夫として妻の計画を止めるべきだったという疑問もわきますが、光治が内科医とはいえ医者であったことも影響していたのかな。復讐にかける執念に突き動かされ命を燃やしている妻の姿が、病室のベッドに縛り付けられて、ただ命の灯が消えていくのを待つより煌めいて見え、何もせずにただ死ぬのを待つことは、すでに心を殺すのと同じと感じた彼なりの、妻への深い愛なのです。罪は裁かれなければならないという思いが夫婦の支えでもありました。
一方、対決する側の女検事・庄司真生は、かつて佐方の上司だった筒井の「優秀な」部下です。つまり真生は佐方の後輩でもあるのね。明々白々な事件と確信していた彼女ですが、一抹の不安が沸き上がっていきます。それが、結審当日の予定になかった「最後の証人」により事件そのものの真相が明らかになると同時に、島津の過去の罪も白日の下に晒されるのです。
そういえば、事故の加害者が不起訴になった理由を知ろうと押しかけた警察で、夫はこの「証人」である元警官・丸山(事件の担当刑事)に詰め寄り、殴りかかっています。この時丸山が彼を咎めず署から追い出した(罪に問わなかった)のは、せめてもの彼に当時出来た罪滅ぼしだったのかもしれないなぁ。丸山が上司の命に逆らえなかったのは彼の家庭事情があったからですが、佐方の証人要請を拒んでいた彼が証言台に立つことを決意したのは、佐方の「誰でも過ちは犯す。しかし一度なら過ちだが二度は違う。二度目に過ちを犯したらそれがその人間の生き方になる。

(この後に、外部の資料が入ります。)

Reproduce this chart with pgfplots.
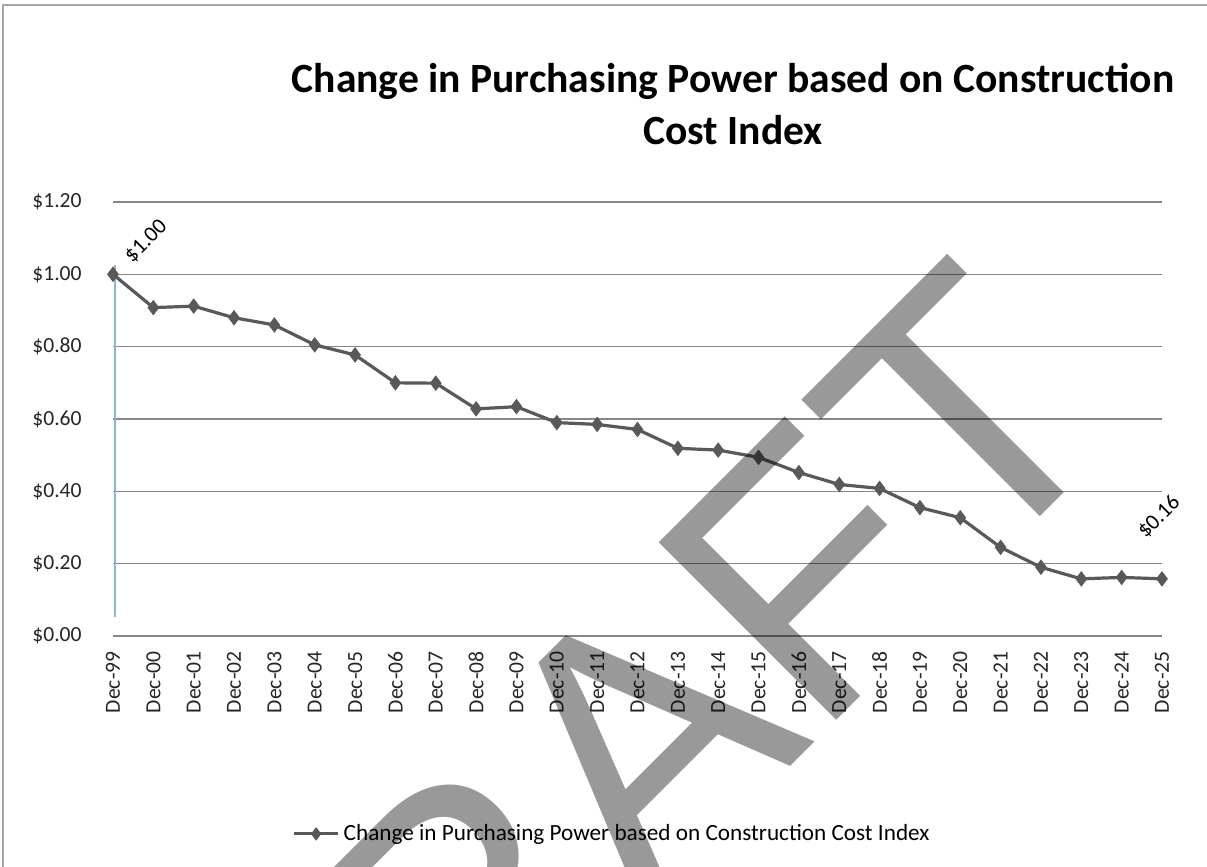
\documentclass[border=0pt]{standalone}
\usepackage{fontspec}
\setmainfont{Carlito}
\newfontfamily\wmfont{Liberation Sans}
\usepackage{pgfplots}
\pgfplotsset{compat=1.18}
\definecolor{gridc}{HTML}{878787}
\definecolor{linec}{HTML}{595959}
\definecolor{bluec}{HTML}{8DB3E2}
\definecolor{framec}{HTML}{A6A6A6}

\pgfplotstableread{
x y
0 1.000
1 0.908
2 0.912
3 0.880
4 0.860
5 0.805
6 0.777
7 0.700
8 0.699
9 0.628
10 0.634
11 0.590
12 0.585
13 0.571
14 0.519
15 0.514
16 0.494
17 0.452
18 0.419
19 0.408
20 0.355
21 0.327
22 0.245
23 0.190
24 0.158
25 0.162
26 0.158
}\ppdata

\begin{document}
\begin{tikzpicture}
\useasboundingbox (0,0) rectangle (603.5pt,433.5pt);
\clip (0,0) rectangle (603.5pt,433.5pt);
\fill[white] (0,0) rectangle (603.5pt,433.5pt);
\draw[framec, line width=1pt] (1.5pt,0) -- (1.5pt,431pt) -- (603.5pt,431pt);
\node[anchor=base, inner sep=0pt, font=\fontsize{20.8}{26}\selectfont\bfseries] at (366.5pt,387pt) {Change in Purchasing Power based on Construction};
\node[anchor=base, inner sep=0pt, font=\fontsize{20.8}{26}\selectfont\bfseries] at (366.5pt,361pt) {Cost Index};
\begin{axis}[
  at={(56.5pt,115.5pt)}, anchor=south west,
  scale only axis, width=524.5pt, height=217pt,
  xmin=0, xmax=26, ymin=0, ymax=1.2,
  axis line style={draw=none},
  major tick length=0pt,
  ytick={0,0.2,0.4,0.6,0.8,1.0,1.2},
  yticklabels={\$0.00,\$0.20,\$0.40,\$0.60,\$0.80,\$1.00,\$1.20},
  xtick={0,1,...,26},
  xticklabels={Dec-99,Dec-00,Dec-01,Dec-02,Dec-03,Dec-04,Dec-05,Dec-06,Dec-07,Dec-08,Dec-09,Dec-10,Dec-11,Dec-12,Dec-13,Dec-14,Dec-15,Dec-16,Dec-17,Dec-18,Dec-19,Dec-20,Dec-21,Dec-22,Dec-23,Dec-24,Dec-25},
  ymajorgrids, grid style={gridc, line width=0.75pt},
  ticklabel style={font=\fontsize{10.8}{13}\selectfont, text=black!85},
  yticklabel style={anchor=east, inner sep=0pt},
  yticklabel shift=15.5pt,
  xticklabel style={rotate=90, anchor=east, inner sep=0pt},
  xticklabel shift=7.5pt,
  clip=false,
  legend style={at={(0.4767,-0.456)}, anchor=center, draw=none, fill=none,
    font=\fontsize{11.6}{13}\selectfont, inner sep=0pt},
  legend image code/.code={\draw[mark repeat=2,mark phase=2,#1,mark size=3pt] plot coordinates {(0pt,0pt) (11pt,0pt) (22pt,0pt)};},
]
\addplot[bluec, line width=0.8pt, forget plot] coordinates {(0.05,0.053) (0.05,1.026)};
\addplot[color=linec, line width=1.6pt, mark=diamond*, mark size=3.5pt,
  mark options={solid, fill=linec, line width=0.5pt}] table[x=x,y=y] {\ppdata};
\addlegendentry{Change in Purchasing Power based on Construction Cost Index}
\node[xshift=16.5pt, yshift=16.5pt, rotate=45, inner sep=0pt, font=\fontsize{11}{13}\selectfont] at (axis cs:0,1.0) {\$1.00};
\node[xshift=-1.5pt, yshift=31pt, rotate=45, inner sep=0pt, font=\fontsize{11}{13}\selectfont] at (axis cs:26,0.158) {\$0.16};
\end{axis}
\node[anchor=base, rotate=45, inner sep=0pt, text=black, text opacity=0.4,
  font=\wmfont\fontsize{182.5}{200}\selectfont] at (350.35pt,5.35pt) {DRAFT};
\end{tikzpicture}
\end{document}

」という言葉でした。
本来、依頼人の不利益になる行為は弁護士の倫理に反する筈ですが、佐方は今回の事件に関して島津の無罪を勝ち取りながら、彼の過去に起こした事件について真相を暴くといった離れ業をやってのけます。丸山の証言がなければ実現しなかったとはいえ、佐方の「罪はまっとうに裁かれなければならない」という信念は検事時代から少しも変わっていないことが垣間見えます。
判決が下ったあと、佐方に声をかけた真生に彼は「法より人間を見ろ」と助言します。それは筒井が常に部下に言っていたのと同じ言葉であり、筒井を通して佐方と真生を繋ぐ姿勢でもあるんですね。きっと真生も良い検事になるだろうことが示唆される場面でした。
佐方の事務員の小坂が最後に良い働きをします。妻と共謀して島津を陥れたことで警察に連行される光治に彼女は「事件を誰よりも知っている佐方に弁護を依頼するよう」声を掛けます。光治にとって佐方こそが真相を引き出してくれた人物であり、それによって島津は正しく裁かれることになるでしょう。ついでに公権力を不当に行使した者も罰せられる筈です。フィクションではあるけれど、現実にもあり得るのではないかと思ってしまうところが恐いかも。 せめて小説の中だけでも正義がきちんと成立して欲しいですね。